Camp Papago Park was different from other POW camps in the U.S. in that the imprisoned Axis soldiers were not forced to work or study. This gave the prisoners a lot of free time, which they eventually used to plot their escape. Papago Park consisted of five compounds, four for enlisted soldiers and one for high-ranking Nazi officers. This turned out to be a mistake on the Americans’ part. The Nazi officers, led by naval Captain Jurgen Wattenberg, put their heads together and began to plan an escape from the camp. The officers told their American guards they wanted to build a volleyball court, and they were given shovels and picks to construct the court.
The Americans didn’t pay attention to the massive piles of dirt that kept accumulating around the Nazi officers’ barracks, believing it was due to construction of the court. Beginning in September 1944, Captain Wattenberg and his men started tunneling out of the camp. By late December, the tunnel stretched 176 feet. The Nazis decided that the evening of December 23 would be the date of the escape. American guards at the camp didn’t realize that the 25 prisoners were missing until 7 p.m. on December 24. The Germans were long gone by that point. They had broken up into small groups and fled in different directions. Their ultimate goal was to get back to Germany through Mexico.
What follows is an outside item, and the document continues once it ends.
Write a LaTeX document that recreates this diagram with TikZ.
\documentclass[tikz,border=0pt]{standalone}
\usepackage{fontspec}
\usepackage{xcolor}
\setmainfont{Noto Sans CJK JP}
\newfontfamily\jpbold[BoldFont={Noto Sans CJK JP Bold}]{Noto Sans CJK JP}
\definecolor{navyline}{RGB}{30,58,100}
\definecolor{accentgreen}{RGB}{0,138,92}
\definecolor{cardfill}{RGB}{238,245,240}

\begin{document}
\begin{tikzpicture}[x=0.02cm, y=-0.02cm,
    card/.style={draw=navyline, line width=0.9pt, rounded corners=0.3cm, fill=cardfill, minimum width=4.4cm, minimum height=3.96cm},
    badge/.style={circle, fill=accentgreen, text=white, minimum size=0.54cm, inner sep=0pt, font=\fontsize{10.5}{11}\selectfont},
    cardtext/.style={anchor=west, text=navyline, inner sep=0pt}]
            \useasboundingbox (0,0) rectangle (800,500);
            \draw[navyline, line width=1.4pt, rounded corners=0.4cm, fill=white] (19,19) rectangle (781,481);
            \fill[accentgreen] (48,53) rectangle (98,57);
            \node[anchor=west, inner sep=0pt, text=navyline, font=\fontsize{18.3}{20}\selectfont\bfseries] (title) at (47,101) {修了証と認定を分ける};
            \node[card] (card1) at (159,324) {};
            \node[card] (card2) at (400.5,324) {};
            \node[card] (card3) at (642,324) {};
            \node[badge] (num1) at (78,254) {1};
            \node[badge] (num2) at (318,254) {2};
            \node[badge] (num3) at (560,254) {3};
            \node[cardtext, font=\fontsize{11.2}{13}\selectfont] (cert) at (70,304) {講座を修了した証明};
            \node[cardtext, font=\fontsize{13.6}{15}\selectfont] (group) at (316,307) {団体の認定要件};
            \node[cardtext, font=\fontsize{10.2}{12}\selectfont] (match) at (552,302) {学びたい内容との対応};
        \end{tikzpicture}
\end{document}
The search for the missing Germans was called the largest manhunt in Arizona’s history at the time. Some of the German escapees were recaptured or surrendered relatively quickly. The harsh desert environment and terrain around Phoenix caused many to abandon their dreams of returning to Germany quickly. Others stayed on the run for quite some time. On January 1, 1945, some of the men were captured only 30 miles from the Mexican border. The final German POW captured was the mastermind of the escape, Captain Wattenberg. He was on the run for over a month, until he was captured in Phoenix on January 28. The escapees feared harsh punishments after they were captured, but their only discipline was being put on a bread and water diet for the number of days they were missing from the camp.